To train the neural networks, I procedurally rendered a training set of over 2 million images, or 100.000 short videos. Multiple parameters were scripted to create a diverse set of liquid interactions at sixteen different viscosities. The training set is available on Zenodo.
Gloss
For my Master’s degree, I completed a research project on gloss perception in the Perceptual Intelligence Lab at Delft University of Technology with Sylvia Pont and Maarten Wijntjes.
The Study
We investigated the influence of the spatial structure of illumination on gloss perception. The inspiration came from artworks such as Vermeer’s paintings, where simplified highlight shapes are used to depict real-world scenes.

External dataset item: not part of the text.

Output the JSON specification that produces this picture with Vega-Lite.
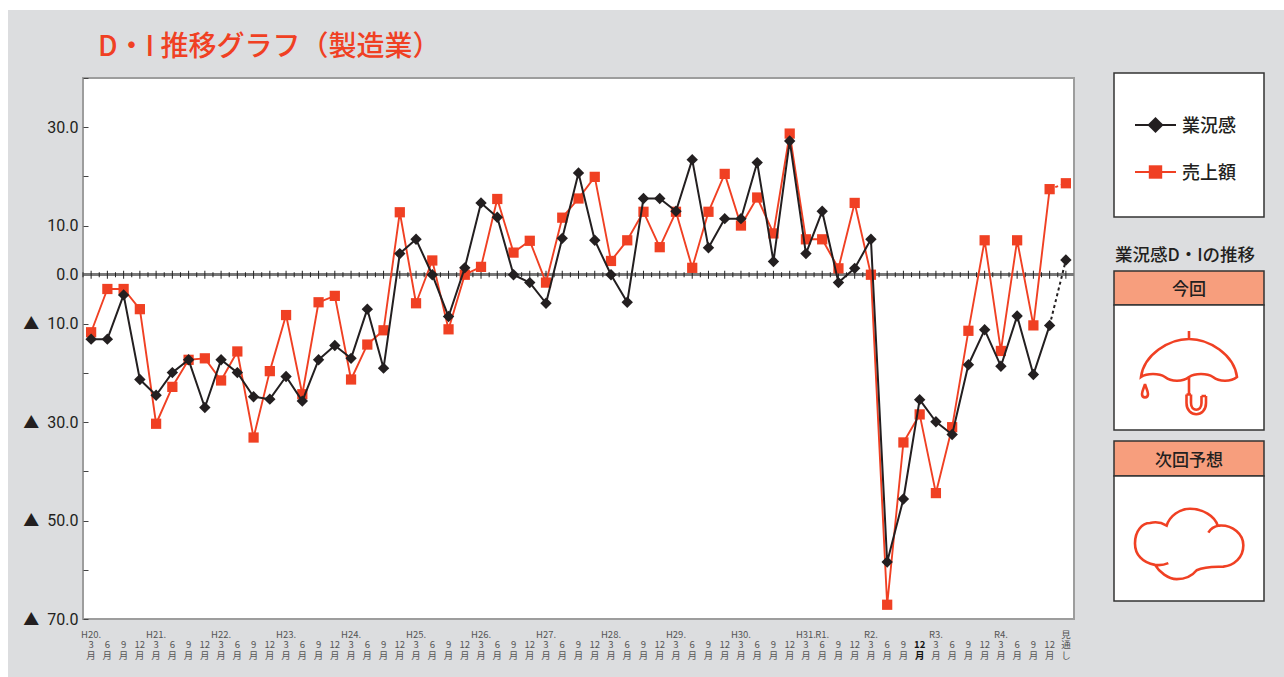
{"$schema":"https://vega.github.io/schema/vega-lite/v6.json","background":"white","padding":{"left":8,"top":10,"right":0,"bottom":0},"spacing":1031,"bounds":"flush","config":{"font":"Noto Sans CJK JP"},
"datasets":{"di":[
{"i":0,"s":"業況感","v":-13.1},{"i":1,"s":"業況感","v":-13.1},{"i":2,"s":"業況感","v":-4.1},{"i":3,"s":"業況感","v":-21.3},{"i":4,"s":"業況感","v":-24.5},{"i":5,"s":"業況感","v":-19.9},{"i":6,"s":"業況感","v":-17.3},{"i":7,"s":"業況感","v":-27.0},{"i":8,"s":"業況感","v":-17.3},{"i":9,"s":"業況感","v":-19.9},{"i":10,"s":"業況感","v":-24.8},{"i":11,"s":"業況感","v":-25.3},{"i":12,"s":"業況感","v":-20.7},{"i":13,"s":"業況感","v":-25.7},{"i":14,"s":"業況感","v":-17.3},{"i":15,"s":"業況感","v":-14.4},{"i":16,"s":"業況感","v":-17.0},{"i":17,"s":"業況感","v":-7.0},{"i":18,"s":"業況感","v":-19.0},{"i":19,"s":"業況感","v":4.3},{"i":20,"s":"業況感","v":7.2},{"i":21,"s":"業況感","v":0},{"i":22,"s":"業況感","v":-8.5},{"i":23,"s":"業況感","v":1.4},{"i":24,"s":"業況感","v":14.6},{"i":25,"s":"業況感","v":11.7},{"i":26,"s":"業況感","v":0},{"i":27,"s":"業況感","v":-1.6},{"i":28,"s":"業況感","v":-5.8},{"i":29,"s":"業況感","v":7.4},{"i":30,"s":"業況感","v":20.7},{"i":31,"s":"業況感","v":7.0},{"i":32,"s":"業況感","v":0},{"i":33,"s":"業況感","v":-5.6},{"i":34,"s":"業況感","v":15.5},{"i":35,"s":"業況感","v":15.5},{"i":36,"s":"業況感","v":12.9},{"i":37,"s":"業況感","v":23.4},{"i":38,"s":"業況感","v":5.5},{"i":39,"s":"業況感","v":11.4},{"i":40,"s":"業況感","v":11.4},{"i":41,"s":"業況感","v":22.8},{"i":42,"s":"業況感","v":2.7},{"i":43,"s":"業況感","v":27.2},{"i":44,"s":"業況感","v":4.3},{"i":45,"s":"業況感","v":12.9},{"i":46,"s":"業況感","v":-1.6},{"i":47,"s":"業況感","v":1.3},{"i":48,"s":"業況感","v":7.2},{"i":49,"s":"業況感","v":-58.4},{"i":50,"s":"業況感","v":-45.6},{"i":51,"s":"業況感","v":-25.4},{"i":52,"s":"業況感","v":-29.9},{"i":53,"s":"業況感","v":-32.5},{"i":54,"s":"業況感","v":-18.3},{"i":55,"s":"業況感","v":-11.2},{"i":56,"s":"業況感","v":-18.6},{"i":57,"s":"業況感","v":-8.4},{"i":58,"s":"業況感","v":-20.3},{"i":59,"s":"業況感","v":-10.3},{"i":60,"s":"業況感","v":3.0},
{"i":0,"s":"売上額","v":-11.7},{"i":1,"s":"売上額","v":-2.9},{"i":2,"s":"売上額","v":-2.9},{"i":3,"s":"売上額","v":-7.0},{"i":4,"s":"売上額","v":-30.3},{"i":5,"s":"売上額","v":-22.8},{"i":6,"s":"売上額","v":-17.3},{"i":7,"s":"売上額","v":-17.0},{"i":8,"s":"売上額","v":-21.5},{"i":9,"s":"売上額","v":-15.6},{"i":10,"s":"売上額","v":-33.1},{"i":11,"s":"売上額","v":-19.6},{"i":12,"s":"売上額","v":-8.2},{"i":13,"s":"売上額","v":-24.3},{"i":14,"s":"売上額","v":-5.6},{"i":15,"s":"売上額","v":-4.3},{"i":16,"s":"売上額","v":-21.3},{"i":17,"s":"売上額","v":-14.2},{"i":18,"s":"売上額","v":-11.3},{"i":19,"s":"売上額","v":12.7},{"i":20,"s":"売上額","v":-5.8},{"i":21,"s":"売上額","v":2.9},{"i":22,"s":"売上額","v":-11.1},{"i":23,"s":"売上額","v":0},{"i":24,"s":"売上額","v":1.6},{"i":25,"s":"売上額","v":15.4},{"i":26,"s":"売上額","v":4.5},{"i":27,"s":"売上額","v":6.9},{"i":28,"s":"売上額","v":-1.6},{"i":29,"s":"売上額","v":11.6},{"i":30,"s":"売上額","v":15.5},{"i":31,"s":"売上額","v":19.9},{"i":32,"s":"売上額","v":2.8},{"i":33,"s":"売上額","v":7.0},{"i":34,"s":"売上額","v":12.8},{"i":35,"s":"売上額","v":5.6},{"i":36,"s":"売上額","v":12.8},{"i":37,"s":"売上額","v":1.4},{"i":38,"s":"売上額","v":12.8},{"i":39,"s":"売上額","v":20.5},{"i":40,"s":"売上額","v":10.0},{"i":41,"s":"売上額","v":15.7},{"i":42,"s":"売上額","v":8.4},{"i":43,"s":"売上額","v":28.7},{"i":44,"s":"売上額","v":7.2},{"i":45,"s":"売上額","v":7.2},{"i":46,"s":"売上額","v":1.3},{"i":47,"s":"売上額","v":14.6},{"i":48,"s":"売上額","v":0},{"i":49,"s":"売上額","v":-67.1},{"i":50,"s":"売上額","v":-34.1},{"i":51,"s":"売上額","v":-28.4},{"i":52,"s":"売上額","v":-44.4},{"i":53,"s":"売上額","v":-31.0},{"i":54,"s":"売上額","v":-11.4},{"i":55,"s":"売上額","v":7.0},{"i":56,"s":"売上額","v":-15.5},{"i":57,"s":"売上額","v":7.0},{"i":58,"s":"売上額","v":-10.3},{"i":59,"s":"売上額","v":17.4},{"i":60,"s":"売上額","v":18.6}
],"key":[{"s":"業況感","p":-1},{"s":"業況感","p":0},{"s":"業況感","p":1},{"s":"売上額","p":-1},{"s":"売上額","p":0},{"s":"売上額","p":1}]},
"hconcat":[
{"vconcat":[
{"width":991,"height":5,"view":{"stroke":null},"data":{"values":[{"panel":"sheet"}]},
"mark":{"type":"rect","fill":"#dcdddf","clip":false},
"encoding":{"x":{"value":-75},"x2":{"value":1201},"y":{"value":-63},"y2":{"value":604}}},
{"width":991,"height":541,"view":{"fill":"white","stroke":"#9d9d9d","strokeWidth":2},"data":{"name":"di"},
"title":{"text":"D・I 推移グラフ\uFF08製造業\uFF09","anchor":"start","frame":"group","dx":15,"offset":16,"color":"#f04023","font":"Noto Sans CJK JP","fontSize":28,"fontWeight":500},
"encoding":{
"x":{"field":"i","type":"ordinal","title":null,"scale":{"type":"band","paddingInner":0,"paddingOuter":0},
"axis":{"domain":false,"ticks":false,"grid":false,"labelAngle":0,"labelAlign":"center","labelBaseline":"top","labelPadding":10,"labelFontSize":9.5,"labelLineHeight":10.5,"labelFont":"Liberation Sans Narrow, Noto Sans CJK JP","labelColor":{"expr":"datum.value==51?'#111':'#555'"},"labelFontWeight":{"expr":"datum.value==51?'bold':'normal'"},"labelOverlap":false,"labelFlush":false,"labelExpr":"datum.value==60?['見','通','し']:[({0:'H20.',4:'H21.',8:'H22.',12:'H23.',16:'H24.',20:'H25.',24:'H26.',28:'H27.',32:'H28.',36:'H29.',40:'H30.',44:'H31.',45:'R1.',48:'R2.',52:'R3.',56:'R4.'})[datum.value]||'',''+[3,6,9,12][datum.value%4],'月']"}},
"y":{"field":"v","type":"quantitative","title":null,"scale":{"domain":[-70,40],"nice":false,"zero":false},
"axis":{"values":[40,30,20,10,0,-10,-20,-30,-40,-50,-60,-70],"domain":false,"grid":false,"tickColor":"#444","tickSize":-5,"tickWidth":1,"labelPadding":10,"labelFont":"Roboto, Noto Sans CJK JP","labelFontSize":16,"labelColor":"#231f20","labelExpr":"indexof([30,10,0],datum.value)>=0?format(datum.value,'.1f'):indexof([-10,-30,-50,-70],datum.value)>=0?'\u25B2\u00A0\u00A0'+format(-datum.value,'.1f'):''"}},
"color":{"field":"s","type":"nominal","legend":null,"scale":{"domain":["業況感","売上額"],"range":["#231f20","#f04023"]}}},
"layer":[
{"mark":{"type":"rule","stroke":"#7a7a7a","strokeWidth":2},"encoding":{"x":{},"color":{"value":"#7a7a7a"},"y":{"datum":0,"type":"quantitative"}}},
{"transform":[{"filter":"datum.s=='業況感'"}],"mark":{"type":"tick","orient":"vertical","size":8,"thickness":1,"color":"#222","opacity":1},"encoding":{"color":{"value":"#222"},"y":{"datum":0,"type":"quantitative"}}},
{"transform":[{"filter":"datum.s=='業況感'"}],"mark":{"type":"tick","orient":"vertical","size":5,"thickness":1,"color":"#222","opacity":1},"encoding":{"x":{"field":"i","type":"ordinal","bandPosition":0},"color":{"value":"#222"},"y":{"datum":0,"type":"quantitative"}}},
{"transform":[{"filter":"datum.s=='売上額'&&datum.i<=59"}],"mark":{"type":"line","strokeWidth":1.9,"strokeJoin":"round"}},
{"transform":[{"filter":"datum.s=='売上額'&&datum.i>=59"}],"mark":{"type":"line","strokeWidth":1.9,"strokeDash":[3,3]}},
{"transform":[{"filter":"datum.s=='売上額'"}],"mark":{"type":"square","size":105,"opacity":1}},
{"transform":[{"filter":"datum.s=='業況感'&&datum.i<=59"}],"mark":{"type":"line","strokeWidth":2,"strokeJoin":"round"}},
{"transform":[{"filter":"datum.s=='業況感'&&datum.i>=59"}],"mark":{"type":"line","strokeWidth":2,"strokeDash":[3,3]}},
{"transform":[{"filter":"datum.s=='業況感'"}],"mark":{"type":"point","shape":"diamond","filled":true,"size":130,"opacity":1}}
]}
],"spacing":0,"bounds":"flush"},
{"vconcat":[
{"width":150,"height":144,"view":{"fill":"white","stroke":"#333","strokeWidth":1.5},"data":{"name":"key"},
"encoding":{
"x":{"field":"p","type":"quantitative","axis":null,"scale":{"domain":[-1,1],"range":[21,62]}},
"y":{"field":"s","type":"nominal","axis":null,"scale":{"type":"point","padding":0,"domain":["業況感","売上額"],"range":[52,99]}},
"color":{"field":"s","type":"nominal","legend":null,"scale":{"domain":["業況感","売上額"],"range":["#231f20","#f04023"]}}},
"layer":[
{"mark":{"type":"line","strokeWidth":2}},
{"transform":[{"filter":"datum.p==0&&datum.s=='業況感'"}],"mark":{"type":"point","shape":"diamond","filled":true,"size":260,"opacity":1}},
{"transform":[{"filter":"datum.p==0&&datum.s=='売上額'"}],"mark":{"type":"square","size":180,"opacity":1}},
{"transform":[{"filter":"datum.p==1"}],"mark":{"type":"text","align":"left","dx":6,"dy":2,"fontSize":18,"fontWeight":500,"color":"#231f20","font":"Noto Sans CJK JP"},"encoding":{"text":{"field":"s"},"color":{"value":"#231f20"}}}
]},
{"width":150,"height":54,"view":{"stroke":null},"data":{"values":[{"panel":"gap"}]},"mark":{"type":"rect","opacity":0},"encoding":{}},
{"width":150,"height":34,"view":{"fill":"#f79e7d","stroke":"#333","strokeWidth":1.5},"data":{"values":[{"label":"今回"}]},
"title":{"text":"業況感D・Iの推移","anchor":"middle","frame":"group","offset":7,"dx":-4,"fontSize":17.5,"fontWeight":500,"color":"#231f20","font":"Noto Sans CJK JP"},
"mark":{"type":"text","fontSize":17,"fontWeight":500,"dy":2,"color":"#231f20"},"encoding":{"text":{"field":"label"}}},
{"width":150,"height":125,"view":{"fill":"white","stroke":"#333","strokeWidth":1.5},"data":{"values":[{"icon":"雨"}]},
"mark":{"type":"point","opacity":1,"filled":false,"fill":null,"stroke":"#f04023","strokeWidth":2.6,"size":10000,"yOffset":4.5,"shape":"M-.96,.10 C-.9,-.35 -.4,-.66 0,-.66 C.4,-.66 .9,-.35 .96,.10 C.84,.2 .6,.2 .48,.10 C.36,.02 .12,.02 0,.10 C-.12,.2 -.36,.2 -.48,.10 C-.6,.02 -.84,.02 -.96,.10 Z M0,-.66 L0,-.82 M0,.10 L0,.44 M-.05,.45 L-.05,.62 C-.05,.92 .34,.92 .34,.62 L.34,.48 M.04,.45 L.04,.62 C.04,.8 .25,.8 .25,.62 L.25,.48 M-.05,.45 L.04,.45 M.25,.48 L.34,.48 M-.88,.24 C-.86,.32 -.82,.38 -.82,.44 C-.82,.53 -.94,.53 -.94,.44 C-.94,.38 -.9,.32 -.88,.24 Z"},"encoding":{}},
{"width":150,"height":11,"view":{"stroke":null},"data":{"values":[{"panel":"gap"}]},"mark":{"type":"rect","opacity":0},"encoding":{}},
{"width":150,"height":35,"view":{"fill":"#f79e7d","stroke":"#333","strokeWidth":1.5},"data":{"values":[{"label":"次回予想"}]},
"mark":{"type":"text","fontSize":17,"fontWeight":500,"dy":2,"color":"#231f20"},"encoding":{"text":{"field":"label"}}},
{"width":150,"height":125,"view":{"fill":"white","stroke":"#333","strokeWidth":1.5},"data":{"values":[{"icon":"曇"}]},
"mark":{"type":"point","opacity":1,"filled":false,"fill":null,"stroke":"#f04023","strokeWidth":2.6,"size":12100,"yOffset":6,"shape":"M-.376,.338 C-.45,.37 -.55,.38 -.618,.37 C-.85,.33 -.982,.18 -.982,-.02 C-.982,-.25 -.85,-.39 -.709,-.39 C-.6,-.42 -.5,-.4 -.406,-.344 C-.35,-.52 -.17,-.649 .018,-.649 C.25,-.649 .47,-.52 .521,-.344 M.352,-.214 C.4,-.3 .46,-.33 .55,-.344 C.8,-.36 .988,-.18 .988,.013 C.988,.24 .82,.38 .624,.403 C.45,.41 .3,.4 .139,.468 C.05,.58 -.1,.63 -.224,.63 C-.38,.63 -.54,.5 -.618,.37"},"encoding":{}}
],"spacing":0,"bounds":"flush"}
]}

We found that complex highlight shapes resulted in a less glossy appearance than simple shapes like discs or squares.
The Stimuli
A diffuse light box with various shaped masks was used to produce six different highlight shapes. Inside the box, spherical stimuli were painted with six levels of glossiness, resulting in a set of 36 stimuli (6 shapes × 6 gloss levels). Observers rated glossiness based on both real stimuli and photographs displayed on a calibrated monitor.